Socially, this may be kind of interesting -- great beer-and-chips material for the classroom or think tanks or gossip circles -- but what interests me is what it implies for individuals and the memories that may play such a forceful role in their activities.

Buddhists, for example, may 'remember' that Gautama attained enlightenment, whatever that may mean. The efforts of this one man are retold with a storied reverence as a means of encouragement to those who wish to remember. This is not a horror remembered with tears and shudders, but rather a wonder and a delight to those inclined.

But like any horror or wonder ... are we not doomed as well to repeat the efforts about which we may speak and opine and yet have no experience? And even those who have the experience under their belts are left with hazy or well-confected memories ... perhaps horrific, perhaps delightful, but in neither case really accurate.

Memory as a tentative encouragement, one taken with a grain of well-founded salt, strikes me as sensible and useful. But memory as hardened fact strikes me as dangerous and stupid, a foundation for little more than bias.

Zen Buddhists, for example, practice zazen or seated meditation. Memories of Gautama or other generously-tinted teachers, spur students on. And after a while, their own memories spur them on ... this makes sense, this works, this is a good thing in my life. And so they practice.

But in the midst of that practice, history, and the memory on which it is founded, falls away. Even during a lousy session -- one when a particular sorrow or joy clouds the scene -- still it is right-now and in-your-face. Reasons and meanings recede in the face of a right knee that burns like fire. History evaporates as, in a sense, we repeat it.

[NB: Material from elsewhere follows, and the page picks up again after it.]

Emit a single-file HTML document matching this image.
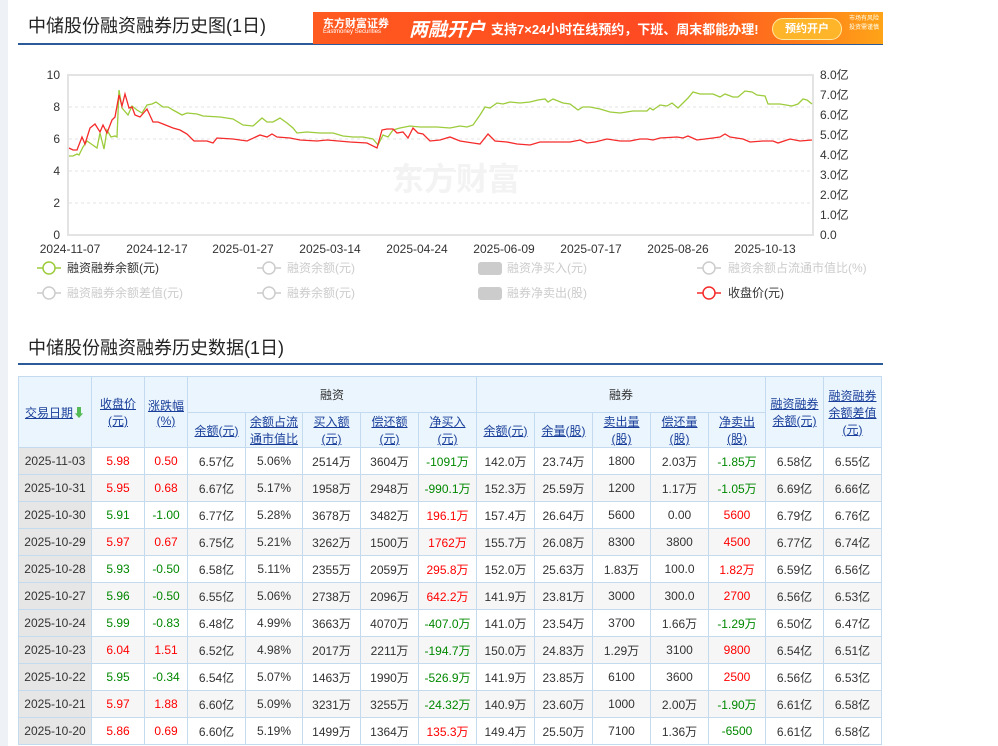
<!DOCTYPE html>
<html><head><meta charset="utf-8"><style>
body{margin:0;width:998px;height:746px;overflow:hidden;background:#fff;font-family:"Liberation Sans","Noto Sans CJK SC",sans-serif;position:relative}
.strip{position:absolute;left:0;top:0;width:8px;height:746px;background:#eef1f6}
.t{position:absolute;left:28px;font-size:18px;color:#222}
.ul{position:absolute;left:18px;width:865px;height:2px;background:#2c5b9a}
.banner{position:absolute;left:313px;top:12px;width:570px;height:32px;background:linear-gradient(90deg,#ff5a1f,#ff4a22 60%,#ff7a1a 85%,#ffa418);color:#fff}
table{position:absolute;left:18px;top:376px;border-collapse:collapse;font-size:12px;color:#333}
td,th{border:1px solid #c4dbef;text-align:center;padding:0;font-weight:normal}
th{background:#eaf5fd;color:#333}
th a{color:#1a3f9a;text-decoration:underline}
tbody td{height:26px}
tbody tr:nth-child(even) td{background:#f6f6f6}
td.d{background:#e6e6e6!important}
.r{color:#f00}.g{color:#080}
</style></head><body>
<div class="strip"></div>
<div class="t" style="top:12px">中储股份融资融券历史图(1日)</div>
<div class="ul" style="top:43px"></div>
<div class="banner">
<div style="position:absolute;left:10px;top:3px;font-size:11px;font-weight:bold">东方财富证券</div>
<div style="position:absolute;left:10px;top:17px;font-size:6px">Eastmoney Securities</div>
<div style="position:absolute;left:96px;top:3px;font-size:19px;font-weight:bold;font-style:italic">两融开户</div>
<div style="position:absolute;left:178px;top:7px;font-size:13px;font-weight:bold;white-space:nowrap">支持7×24小时在线预约，下班、周末都能办理!</div>
<div style="position:absolute;left:459px;top:6px;width:68px;height:20px;border:1px solid #ffe9a0;border-radius:11px;background:#ffb52a;font-size:11px;font-weight:bold;text-align:center;line-height:20px">预约开户</div>
<div style="position:absolute;left:536px;top:3px;font-size:6px;line-height:9px;color:#ffe">市场有风险<br>投资需谨慎</div>
</div>
<svg style="position:absolute;left:0;top:0" width="998" height="320">
<rect x="68" y="75" width="745" height="160" fill="none" stroke="#e3e3e3" stroke-width="2"/>
<g stroke="#e3e3e3" stroke-dasharray="3,3"><line x1="69" x2="812" y1="107" y2="107"/><line x1="69" x2="812" y1="139" y2="139"/><line x1="69" x2="812" y1="171" y2="171"/><line x1="69" x2="812" y1="203" y2="203"/></g>
<text x="392" y="190" font-size="32" font-weight="bold" fill="#f3f3f3">东方财富</text>
<g font-size="12" fill="#333" text-anchor="end"><text x="60" y="79">10</text><text x="60" y="111">8</text><text x="60" y="143">6</text><text x="60" y="175">4</text><text x="60" y="207">2</text><text x="60" y="239">0</text></g>
<g font-size="12" fill="#333"><text x="820" y="79">8.0亿</text><text x="820" y="99">7.0亿</text><text x="820" y="119">6.0亿</text><text x="820" y="139">5.0亿</text><text x="820" y="159">4.0亿</text><text x="820" y="179">3.0亿</text><text x="820" y="199">2.0亿</text><text x="820" y="219">1.0亿</text><text x="820" y="239">0.0</text></g>
<g font-size="12" fill="#333" text-anchor="middle"><text x="70" y="253">2024-11-07</text><text x="157" y="253">2024-12-17</text><text x="243" y="253">2025-01-27</text><text x="330" y="253">2025-03-14</text><text x="417" y="253">2025-04-24</text><text x="504" y="253">2025-06-09</text><text x="591" y="253">2025-07-17</text><text x="678" y="253">2025-08-26</text><text x="765" y="253">2025-10-13</text></g>
<polyline fill="none" stroke="#9ccb3b" stroke-width="1.3" points="69,156 73,156 77,154 79,155 83,147 87,141 97,148 100,133 104,149 107,130 111,137 115,136 117,137 119,90 122,108 128,115 132,106 137,110 142,113 147,105 152,104 156,102 163,107 168,107 173,110 182,115 187,113 197,114 203,116 220,117 233,119 243,125 253,126 262,118 267,122 273,122 280,118 287,123 293,128 297,133 307,132 320,133 333,133 343,136 353,137 363,137 373,139 378,145 383,135 388,137 393,130 400,128 410,126 420,127 427,127 437,127 450,128 460,126 467,127 473,125 480,115 485,107 490,108 497,103 503,104 510,102 520,103 530,102 538,100 545,99 548,102 553,99 563,103 570,104 578,110 583,107 590,107 600,109 610,112 620,113 633,111 647,111 650,108 653,110 660,105 667,106 672,103 678,108 683,103 688,98 693,92 700,94 713,94 720,97 725,94 733,97 738,97 745,91 752,92 757,95 765,96 768,104 780,104 792,106 798,104 803,99 807,100 812,104"/>
<polyline fill="none" stroke="#f52a2a" stroke-width="1.3" points="69,148 73,150 77,150 82,137 85,144 90,128 95,124 100,132 103,125 107,133 112,120 115,117 119,95 122,106 125,94 129,108 132,107 135,115 140,117 147,109 153,122 158,122 163,124 173,128 180,130 187,134 194,141 200,141 207,141 213,143 217,138 233,139 247,141 260,135 267,137 272,134 277,137 290,138 300,140 317,141 327,140 350,142 367,143 377,148 382,130 387,129 393,129 397,133 403,132 408,138 413,128 418,133 423,134 430,141 440,140 450,137 460,141 473,143 480,144 488,134 495,141 507,142 517,144 530,145 540,142 557,142 570,142 580,140 587,143 595,142 607,139 620,141 630,141 640,139 647,139 653,140 660,138 677,137 683,138 688,136 697,140 713,138 720,137 725,134 730,137 743,139 750,142 763,141 773,141 778,143 790,139 800,141 812,140"/>
<g stroke-width="1.5" fill="#fff">
<line x1="37" x2="61" y1="268" y2="268" stroke="#9ccb3b"/><circle cx="49" cy="268" r="6" stroke="#9ccb3b"/>
<line x1="257" x2="281" y1="268" y2="268" stroke="#ccc"/><circle cx="269" cy="268" r="6" stroke="#ccc"/>
<line x1="697" x2="721" y1="268" y2="268" stroke="#ccc"/><circle cx="709" cy="268" r="6" stroke="#ccc"/>
<line x1="37" x2="61" y1="293" y2="293" stroke="#ccc"/><circle cx="49" cy="293" r="6" stroke="#ccc"/>
<line x1="257" x2="281" y1="293" y2="293" stroke="#ccc"/><circle cx="269" cy="293" r="6" stroke="#ccc"/>
<line x1="697" x2="721" y1="293" y2="293" stroke="#f52a2a"/><circle cx="709" cy="293" r="6" stroke="#f52a2a"/>
</g>
<rect x="478" y="262" width="24" height="13" rx="3" fill="#ccc"/><rect x="478" y="287" width="24" height="13" rx="3" fill="#ccc"/>
<g font-size="12" fill="#ccc"><text x="67" y="272" fill="#333">融资融券余额(元)</text><text x="287" y="272">融资余额(元)</text><text x="507" y="272">融资净买入(元)</text><text x="728" y="272">融资余额占流通市值比(%)</text><text x="67" y="297">融资融券余额差值(元)</text><text x="287" y="297">融券余额(元)</text><text x="507" y="297">融券净卖出(股)</text><text x="728" y="297" fill="#333">收盘价(元)</text></g>
</svg>
<div class="t" style="top:334px">中储股份融资融券历史数据(1日)</div>
<div class="ul" style="top:363px"></div>
<table>
<colgroup><col style="width:73px"><col style="width:53px"><col style="width:43px"><col style="width:58px"><col style="width:57px"><col style="width:58px"><col style="width:58px"><col style="width:58px"><col style="width:58px"><col style="width:58px"><col style="width:58px"><col style="width:58px"><col style="width:57px"><col style="width:58px"><col style="width:58px"></colgroup>
<thead>
<tr style="height:36px"><th rowspan="2"><a>交易日期</a><span style="color:#5b5">⬇</span></th><th rowspan="2"><a>收盘价<br>(元)</a></th><th rowspan="2"><a>涨跌幅<br>(%)</a></th><th colspan="5">融资</th><th colspan="5">融券</th><th rowspan="2"><a>融资融券<br>余额(元)</a></th><th rowspan="2"><a>融资融券<br>余额差值<br>(元)</a></th></tr>
<tr style="height:35px"><th><a>余额(元)</a></th><th><a>余额占流<br>通市值比</a></th><th><a>买入额<br>(元)</a></th><th><a>偿还额<br>(元)</a></th><th><a>净买入<br>(元)</a></th><th><a>余额(元)</a></th><th><a>余量(股)</a></th><th><a>卖出量<br>(股)</a></th><th><a>偿还量<br>(股)</a></th><th><a>净卖出<br>(股)</a></th></tr>
</thead>
<tbody>
<tr><td class="d">2025-11-03</td><td class="r">5.98</td><td class="r">0.50</td><td>6.57亿</td><td>5.06%</td><td>2514万</td><td>3604万</td><td class="g">-1091万</td><td>142.0万</td><td>23.74万</td><td>1800</td><td>2.03万</td><td class="g">-1.85万</td><td>6.58亿</td><td>6.55亿</td></tr>
<tr><td class="d">2025-10-31</td><td class="r">5.95</td><td class="r">0.68</td><td>6.67亿</td><td>5.17%</td><td>1958万</td><td>2948万</td><td class="g">-990.1万</td><td>152.3万</td><td>25.59万</td><td>1200</td><td>1.17万</td><td class="g">-1.05万</td><td>6.69亿</td><td>6.66亿</td></tr>
<tr><td class="d">2025-10-30</td><td class="g">5.91</td><td class="g">-1.00</td><td>6.77亿</td><td>5.28%</td><td>3678万</td><td>3482万</td><td class="r">196.1万</td><td>157.4万</td><td>26.64万</td><td>5600</td><td>0.00</td><td class="r">5600</td><td>6.79亿</td><td>6.76亿</td></tr>
<tr><td class="d">2025-10-29</td><td class="r">5.97</td><td class="r">0.67</td><td>6.75亿</td><td>5.21%</td><td>3262万</td><td>1500万</td><td class="r">1762万</td><td>155.7万</td><td>26.08万</td><td>8300</td><td>3800</td><td class="r">4500</td><td>6.77亿</td><td>6.74亿</td></tr>
<tr><td class="d">2025-10-28</td><td class="g">5.93</td><td class="g">-0.50</td><td>6.58亿</td><td>5.11%</td><td>2355万</td><td>2059万</td><td class="r">295.8万</td><td>152.0万</td><td>25.63万</td><td>1.83万</td><td>100.0</td><td class="r">1.82万</td><td>6.59亿</td><td>6.56亿</td></tr>
<tr><td class="d">2025-10-27</td><td class="g">5.96</td><td class="g">-0.50</td><td>6.55亿</td><td>5.06%</td><td>2738万</td><td>2096万</td><td class="r">642.2万</td><td>141.9万</td><td>23.81万</td><td>3000</td><td>300.0</td><td class="r">2700</td><td>6.56亿</td><td>6.53亿</td></tr>
<tr><td class="d">2025-10-24</td><td class="g">5.99</td><td class="g">-0.83</td><td>6.48亿</td><td>4.99%</td><td>3663万</td><td>4070万</td><td class="g">-407.0万</td><td>141.0万</td><td>23.54万</td><td>3700</td><td>1.66万</td><td class="g">-1.29万</td><td>6.50亿</td><td>6.47亿</td></tr>
<tr><td class="d">2025-10-23</td><td class="r">6.04</td><td class="r">1.51</td><td>6.52亿</td><td>4.98%</td><td>2017万</td><td>2211万</td><td class="g">-194.7万</td><td>150.0万</td><td>24.83万</td><td>1.29万</td><td>3100</td><td class="r">9800</td><td>6.54亿</td><td>6.51亿</td></tr>
<tr><td class="d">2025-10-22</td><td class="g">5.95</td><td class="g">-0.34</td><td>6.54亿</td><td>5.07%</td><td>1463万</td><td>1990万</td><td class="g">-526.9万</td><td>141.9万</td><td>23.85万</td><td>6100</td><td>3600</td><td class="r">2500</td><td>6.56亿</td><td>6.53亿</td></tr>
<tr><td class="d">2025-10-21</td><td class="r">5.97</td><td class="r">1.88</td><td>6.60亿</td><td>5.09%</td><td>3231万</td><td>3255万</td><td class="g">-24.32万</td><td>140.9万</td><td>23.60万</td><td>1000</td><td>2.00万</td><td class="g">-1.90万</td><td>6.61亿</td><td>6.58亿</td></tr>
<tr><td class="d">2025-10-20</td><td class="r">5.86</td><td class="r">0.69</td><td>6.60亿</td><td>5.19%</td><td>1499万</td><td>1364万</td><td class="r">135.3万</td><td>149.4万</td><td>25.50万</td><td>7100</td><td>1.36万</td><td class="g">-6500</td><td>6.61亿</td><td>6.58亿</td></tr>
</tbody></table>
</body></html>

I do not like the word 'doomed' very much. It sounds utterly negative that we should have to repeat the horrors of war or famine or some other great sorrow. But aren't we 'doomed' to repeat the fireworks of wonder and joy as well? Isn't it just human nature to seek out experience as a means of confirming what is remembered? And, having sought it out -- whether good or bad -- aren't we 'doomed' to have to repeat it yet again, despite all of our experience? Isn't this our practice/

In Zen there is a saying, "Do not do what the master did. Know what the master knew." Copycats can't hope to attain what is most sought after. But are those who are not copycats somehow exempt. It you were to attain anything, wouldn't that just be a memory ... an encouragement, perhaps, but not really what is most sought after.

The only thing I can think of is to rest easy among the memories and not hold too tight. Be advised, but not convinced or overly concerned, by the past. And once knowing what the master knew, hurry up and release it, if what is most sought after is to be attained. Meeting the Buddha on the road, meeting the memory on the road, meeting the encouragement on the road ... what other choice is there for the serious person but to 'kill the Buddha?'

Books remember, sooth-sayers remember, the horrified remember, religions and philosophies remember, individuals remember ... but there is no reason to be swept away by half-truths or well-garnished approximations.

Remember to live.

Or perhaps better, since it is inescapable, just live.